Where this lands for us
When we built Pier for editing exactly these kinds of legacy sites, the include problem was one of the first walls we hit. The way we ended up handling it was to keep a per-request trace of touched files on the server, render the graph in the editor, and let you click any edge to jump straight to the require line that pulled it in. The version history handles the part where you walk back from a slice that did not work, and the MySQL editor sits next to the file tree so the schema audit runs alongside the code one. That is the work. The tool is downstream of it.
One thing to do today
Open the largest index.php or front-controller.php on a site you maintain and add the auto_prepend_file trace from above. Leave it for 48 hours. The list of files you get back will be shorter than you expect, and the gap between that list and what the codebase actually contains is the size of your eventual refactor.
— Questions —
Can I run the auto_prepend_file trace in production?

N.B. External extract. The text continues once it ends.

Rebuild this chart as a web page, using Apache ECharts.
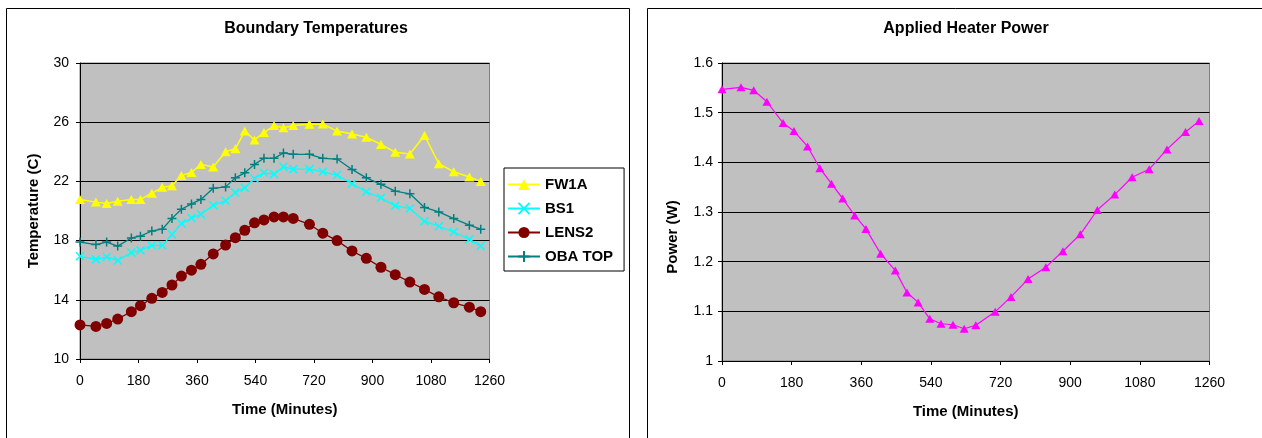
<!DOCTYPE html>
<html>
<head>
<meta charset="utf-8">
<script src="https://cdn.jsdelivr.net/npm/echarts@6/dist/echarts.min.js"></script>
<style>
html,body{margin:0;padding:0;background:#fff;}
#c{width:1262px;height:438px;}
</style>
</head>
<body>
<div id="c"></div>
<script>
// ---- data ----
const times = [0, 49, 82, 116, 158, 186, 221, 253, 283, 312, 343, 372, 410, 448, 478, 507, 537, 566, 597, 626, 656, 706, 747, 791, 837, 881, 926, 970, 1015, 1060, 1104, 1150, 1198, 1233];
const fw1a = [20.78, 20.6, 20.5, 20.66, 20.78, 20.78, 21.2, 21.6, 21.7, 22.4, 22.6, 23.15, 22.97, 24.0, 24.2, 25.4, 24.8, 25.3, 25.77, 25.63, 25.77, 25.86, 25.88, 25.4, 25.2, 24.98, 24.5, 23.97, 23.85, 25.1, 23.2, 22.65, 22.3, 22.0];
const bs1 = [16.94, 16.73, 16.89, 16.66, 17.19, 17.34, 17.68, 17.68, 18.41, 19.15, 19.53, 19.78, 20.39, 20.69, 21.25, 21.57, 22.2, 22.58, 22.49, 22.99, 22.83, 22.83, 22.65, 22.43, 21.84, 21.3, 20.89, 20.35, 20.17, 19.31, 18.97, 18.58, 18.09, 17.63];
const lens2 = [12.3, 12.2, 12.4, 12.7, 13.2, 13.6, 14.1, 14.5, 15.0, 15.6, 16.0, 16.4, 17.1, 17.7, 18.2, 18.7, 19.2, 19.4, 19.6, 19.6, 19.5, 19.1, 18.5, 18.0, 17.3, 16.8, 16.2, 15.7, 15.2, 14.7, 14.2, 13.8, 13.5, 13.2];
const obaTop = [17.9, 17.73, 17.9, 17.63, 18.18, 18.3, 18.65, 18.77, 19.5, 20.12, 20.48, 20.78, 21.53, 21.63, 22.24, 22.58, 23.15, 23.56, 23.56, 23.92, 23.83, 23.83, 23.56, 23.51, 22.81, 22.24, 21.8, 21.34, 21.16, 20.24, 19.94, 19.49, 19.04, 18.77];
const power = [1.547, 1.551, 1.545, 1.522, 1.479, 1.463, 1.432, 1.388, 1.357, 1.327, 1.293, 1.266, 1.216, 1.182, 1.138, 1.118, 1.085, 1.075, 1.073, 1.065, 1.072, 1.099, 1.129, 1.165, 1.189, 1.221, 1.255, 1.304, 1.335, 1.370, 1.386, 1.426, 1.461, 1.483];
const seriesNames = ['FW1A', 'BS1', 'LENS2', 'OBA TOP'];
const titles = ['Boundary Temperatures', 'Applied Heater Power'];
const xName = 'Time (Minutes)';
const yNames = ['Temperature (C)', 'Power (W)'];

const pairs = arr => arr.map((v, i) => [times[i], v]);
const FONT = '"Liberation Sans", Arial, sans-serif';

const chart = echarts.init(document.getElementById('c'), null, {renderer: 'canvas'});

function xAxis(gi) {
  return {
    type: 'value', gridIndex: gi, min: 0, max: 1260, interval: 180,
    name: xName, nameLocation: 'middle', nameGap: 43,
    nameTextStyle: {fontFamily: FONT, fontWeight: 'bold', fontSize: 15, color: '#000'},
    axisLine: {show: true, lineStyle: {color: '#000', width: 1}},
    axisTick: {show: true, inside: false, length: 4, lineStyle: {color: '#000'}},
    axisLabel: {fontFamily: FONT, fontSize: 14, color: '#000', margin: 15, formatter: v => String(v)},
    splitLine: {show: false}
  };
}

const option = {
  animation: false,
  backgroundColor: '#fff',
  title: [
    {text: titles[0], left: 316, top: 21, textAlign: 'center', padding: 0,
     textStyle: {fontFamily: FONT, fontWeight: 'bold', fontSize: 16, color: '#000'}},
    {text: titles[1], left: 966, top: 21, textAlign: 'center', padding: 0,
     textStyle: {fontFamily: FONT, fontWeight: 'bold', fontSize: 16, color: '#000'}}
  ],
  graphic: [
    {type: 'rect', shape: {x: 6.5, y: 8.5, width: 623, height: 450}, style: {fill: 'none', stroke: '#000', lineWidth: 1}, silent: true, z: -1},
    {type: 'rect', shape: {x: 647.5, y: 8.5, width: 700, height: 450}, style: {fill: 'none', stroke: '#000', lineWidth: 1}, silent: true, z: -1}
  ],
  legend: {
    orient: 'vertical', left: 504, top: 168,
    data: seriesNames,
    backgroundColor: '#fff', borderColor: '#000', borderWidth: 1,
    padding: [9, 11, 7, 3], itemGap: 9, itemWidth: 32, itemHeight: 14,
    textStyle: {fontFamily: FONT, fontWeight: 'bold', fontSize: 15, color: '#000'}
  },
  grid: [
    {left: 80, top: 63, width: 409.5, height: 296, show: true, backgroundColor: '#c0c0c0', borderColor: '#808080', borderWidth: 1},
    {left: 722, top: 63, width: 487.5, height: 298, show: true, backgroundColor: '#c0c0c0', borderColor: '#808080', borderWidth: 1}
  ],
  xAxis: [xAxis(0), xAxis(1)],
  yAxis: [
    {type: 'value', gridIndex: 0, min: 10, max: 30, interval: 4,
     name: yNames[0], nameLocation: 'middle', nameGap: 39,
     nameTextStyle: {fontFamily: FONT, fontWeight: 'bold', fontSize: 15, color: '#000'},
     axisLine: {show: true, lineStyle: {color: '#000', width: 1}},
     axisTick: {show: true, length: 4, lineStyle: {color: '#000'}},
     axisLabel: {fontFamily: FONT, fontSize: 14, color: '#000', margin: 11},
     splitLine: {show: true, lineStyle: {color: '#000', width: 1}}},
    {type: 'value', gridIndex: 1, min: 1, max: 1.6, interval: 0.1,
     name: yNames[1], nameLocation: 'middle', nameGap: 42,
     nameTextStyle: {fontFamily: FONT, fontWeight: 'bold', fontSize: 15, color: '#000', padding: [0, 50, 0, 0]},
     axisLine: {show: true, lineStyle: {color: '#000', width: 1}},
     axisTick: {show: true, length: 4, lineStyle: {color: '#000'}},
     axisLabel: {fontFamily: FONT, fontSize: 14, color: '#000', margin: 9,
                 formatter: v => String(+v.toFixed(1))},
     splitLine: {show: true, lineStyle: {color: '#000', width: 1}}}
  ],
  series: [
    {name: seriesNames[0], type: 'line', xAxisIndex: 0, yAxisIndex: 0, data: pairs(fw1a),
     symbol: 'triangle', symbolSize: [10, 9],
     lineStyle: {color: '#ffff00', width: 1.5}, itemStyle: {color: '#ffff00', borderWidth: 0}},
    {name: seriesNames[1], type: 'line', xAxisIndex: 0, yAxisIndex: 0, data: pairs(bs1),
     symbol: 'path://M0 0L10 10M10 0L0 10', symbolSize: 8,
     lineStyle: {color: '#00ffff', width: 1.3}, itemStyle: {color: '#00ffff', borderColor: '#00ffff', borderWidth: 1.5}},
    {name: seriesNames[2], type: 'line', xAxisIndex: 0, yAxisIndex: 0, data: pairs(lens2),
     symbol: 'circle', symbolSize: 11,
     lineStyle: {color: '#800000', width: 1.3}, itemStyle: {color: '#800000', borderWidth: 0}},
    {name: seriesNames[3], type: 'line', xAxisIndex: 0, yAxisIndex: 0, data: pairs(obaTop),
     symbol: 'path://M5 0L5 10M0 5L10 5', symbolSize: 9,
     lineStyle: {color: '#008080', width: 1.3}, itemStyle: {color: '#008080', borderColor: '#008080', borderWidth: 1.5}},
    {name: 'Power', type: 'line', xAxisIndex: 1, yAxisIndex: 1, data: pairs(power),
     symbol: 'triangle', symbolSize: [9, 8],
     lineStyle: {color: '#ff00ff', width: 1.2}, itemStyle: {color: '#ff00ff', borderWidth: 0}}
  ]
};
chart.setOption(option);
</script>
</body>
</html>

Yes, for a bounded window. The shutdown handler adds microseconds per request. Rotate the NDJSON file and disable the prepend once you have a representative sample. Do not leave it on indefinitely.
What if the site uses PHP-FPM instead of mod_php?
Same prepend, but recycle workers between samples so get_included_files() does not return cumulative results from a long-lived process. Set pm.max_requests to a low number during the trace window.
How do I trace includes on CLI cron jobs, not just web requests?
Set auto_prepend_file in a php.ini scoped to the CLI SAPI, or pass -d auto_prepend_file=/path/to/trace.php in the cron command. The shutdown handler fires the same way.
Is nikic/PHP-Parser worth installing just for this?
If you plan to script the refactor itself, yes. For the initial mapping pass, grep plus the runtime trace is enough and avoids adding a Composer dependency to a site that may not have one yet.